1
votes

I am trying to read a text file(.gz) with Spark 2.0/SparkSession.

The field seprator is ';'. First few fields are being loaded properly, but the last few fields where the data doesn't exists are no being read by spark.

For example, until ...h;7 is being read by spark,but not after that...Null fileds are being handled if they are before h;7;.

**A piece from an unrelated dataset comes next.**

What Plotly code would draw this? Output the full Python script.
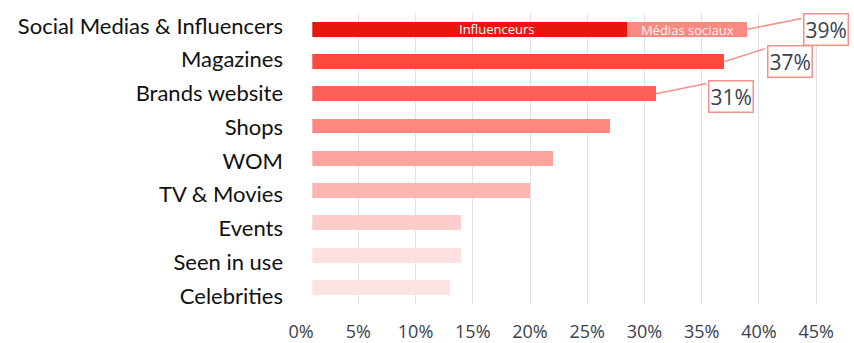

Can i know why is spark ignoring the last fields???

File Format:
1;2;6;;;;;h;7;;;;;;;;;

Code:

JavaRDD<mySchema> peopleRDD = spark.read()
      .textFile("file:///app/home/emm/zipfiles/myzips/")
      .javaRDD()
      .map(new Function<String, mySchema>()
        {
            @Override
            public mySchema call(String line) throws Exception
                {

                    String[] parts = line.split(";");
                    mySchema mySchema = new mySchema();

                    mySchema.setCFIELD1       (parts[0]);

                    mySchema.setCFIELD2       (parts[1]);
                    mySchema.setCFIELD3       (parts[2]);
                    mySchema.setCFIELD4       (parts[3]);
                    mySchema.setCFIELD5       (parts[4]);
                    ................................
                    ................................
                return mySchema;

                  }
        });
1

1 Answers

1
votes

The issue is with my Java code:

2nd argument of -1 to split method will take care of this.

                String[] parts = line.split(";",-1);